Before the riser was demolished, Evans scaled it with the R10 and surveyed the top to verify that the top of elevation on the design plans was correct. To be absolutely certain of her measurements, she also surveyed the top with a Trimble VX total station.

Construction teams then laid the pipe and built the riser according to Evans’ specifications, and she regularly verified the location and elevation of each new segment installed. With each of the five concrete pours needed to complete the tower foundation, Evans used both the R10 and the VX to check the elevation accuracy. Each time, they were precisely right.

As beneficial as the survey technology was, however, there was one particular construction task for which the equipment was inadequate. In fact, no one was qualified for the job except Evans.

Because the existing principal spillway pipe had to be extended 18 ft for the new riser tower location, the joint

between the new 30-inch-diameter pipe and the old pipe had to be checked to ensure its integrity. Evans was the only one who could fit in the pipe.

“Sometimes, my size is of benefit,” she says, laughing. “I have never had any problems with physically doing this job.

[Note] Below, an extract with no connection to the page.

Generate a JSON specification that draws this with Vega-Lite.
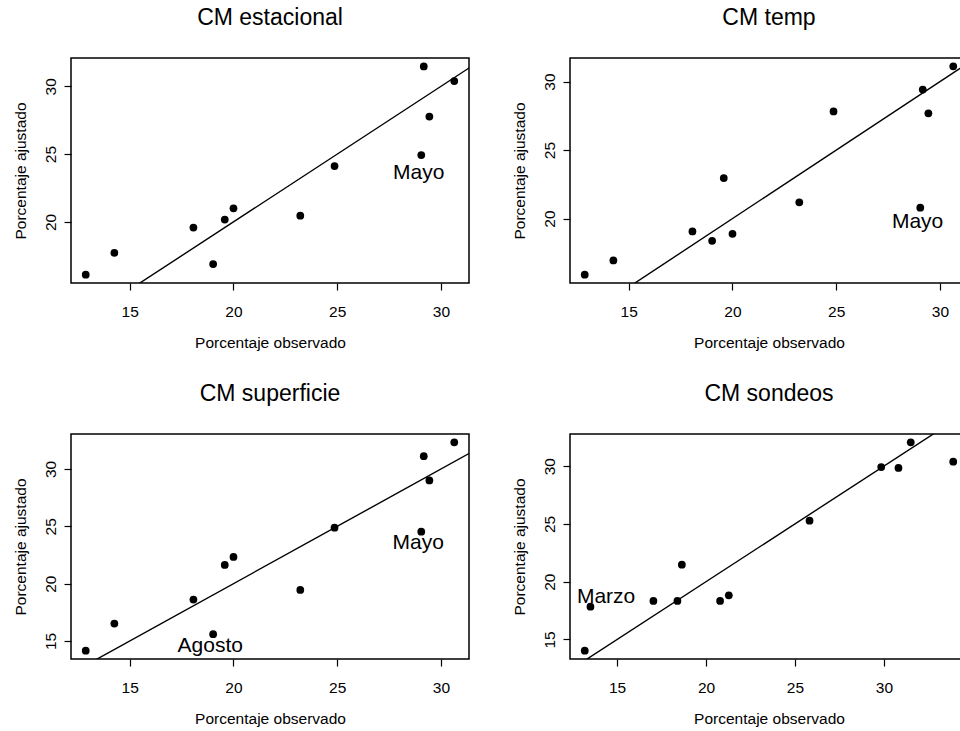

In fact, the physicality of survey work is one of the reasons I enjoy it so much. I may be slight, but I’m strong.

It’s also fun to prove that to the male cynics,” she adds. “I don’t understand why more women don’t pursue this career.”

Although Evans stumbled into surveying, she is on firm footing now, anchored by her penchant for learning. Obtaining her surveying license is next. She welcomes many aspects of her work––problem solving, multitasking, unexpected surprises, and new learning experiences. And she remains undeterred by the skeptics.

There is, however, one certainty of her trade that she would most like to change: being the only female on job sites.